Collected material
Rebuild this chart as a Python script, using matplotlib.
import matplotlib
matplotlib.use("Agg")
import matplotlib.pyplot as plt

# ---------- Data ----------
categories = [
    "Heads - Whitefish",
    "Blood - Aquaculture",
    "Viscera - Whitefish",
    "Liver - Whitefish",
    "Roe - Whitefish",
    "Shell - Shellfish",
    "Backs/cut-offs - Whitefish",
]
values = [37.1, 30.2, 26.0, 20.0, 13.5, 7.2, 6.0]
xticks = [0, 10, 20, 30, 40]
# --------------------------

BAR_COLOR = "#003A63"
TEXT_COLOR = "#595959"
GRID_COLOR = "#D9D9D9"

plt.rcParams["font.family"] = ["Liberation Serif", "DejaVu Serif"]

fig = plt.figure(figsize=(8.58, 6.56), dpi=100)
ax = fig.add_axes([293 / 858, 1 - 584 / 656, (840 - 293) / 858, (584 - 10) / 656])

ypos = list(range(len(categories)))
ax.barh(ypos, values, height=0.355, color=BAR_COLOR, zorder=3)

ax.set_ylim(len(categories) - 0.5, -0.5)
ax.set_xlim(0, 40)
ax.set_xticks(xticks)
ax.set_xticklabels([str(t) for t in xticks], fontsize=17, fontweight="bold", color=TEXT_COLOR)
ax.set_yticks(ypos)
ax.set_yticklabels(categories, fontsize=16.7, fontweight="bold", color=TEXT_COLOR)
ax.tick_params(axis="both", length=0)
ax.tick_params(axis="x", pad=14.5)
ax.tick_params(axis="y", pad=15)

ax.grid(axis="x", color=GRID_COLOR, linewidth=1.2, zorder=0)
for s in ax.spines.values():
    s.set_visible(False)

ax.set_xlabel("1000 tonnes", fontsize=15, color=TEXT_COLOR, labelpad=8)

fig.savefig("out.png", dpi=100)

Exercise task
Write the complete data out, exactly as above.

Result for this task
Rebuild this chart as a Python script, using matplotlib.
import matplotlib
matplotlib.use("Agg")
import matplotlib.pyplot as plt

# ---------- Data ----------
categories = [
    "Heads - Whitefish",
    "Blood - Aquaculture",
    "Viscera - Whitefish",
    "Liver - Whitefish",
    "Roe - Whitefish",
    "Shell - Shellfish",
    "Backs/cut-offs - Whitefish",
]
values = [37.1, 30.2, 26.0, 20.0, 13.5, 7.2, 6.0]
xticks = [0, 10, 20, 30, 40]
# --------------------------

BAR_COLOR = "#003A63"
TEXT_COLOR = "#595959"
GRID_COLOR = "#D9D9D9"

plt.rcParams["font.family"] = ["Liberation Serif", "DejaVu Serif"]

fig = plt.figure(figsize=(8.58, 6.56), dpi=100)
ax = fig.add_axes([293 / 858, 1 - 584 / 656, (840 - 293) / 858, (584 - 10) / 656])

ypos = list(range(len(categories)))
ax.barh(ypos, values, height=0.355, color=BAR_COLOR, zorder=3)

ax.set_ylim(len(categories) - 0.5, -0.5)
ax.set_xlim(0, 40)
ax.set_xticks(xticks)
ax.set_xticklabels([str(t) for t in xticks], fontsize=17, fontweight="bold", color=TEXT_COLOR)
ax.set_yticks(ypos)
ax.set_yticklabels(categories, fontsize=16.7, fontweight="bold", color=TEXT_COLOR)
ax.tick_params(axis="both", length=0)
ax.tick_params(axis="x", pad=14.5)
ax.tick_params(axis="y", pad=15)

ax.grid(axis="x", color=GRID_COLOR, linewidth=1.2, zorder=0)
for s in ax.spines.values():
    s.set_visible(False)

ax.set_xlabel("1000 tonnes", fontsize=15, color=TEXT_COLOR, labelpad=8)

fig.savefig("out.png", dpi=100)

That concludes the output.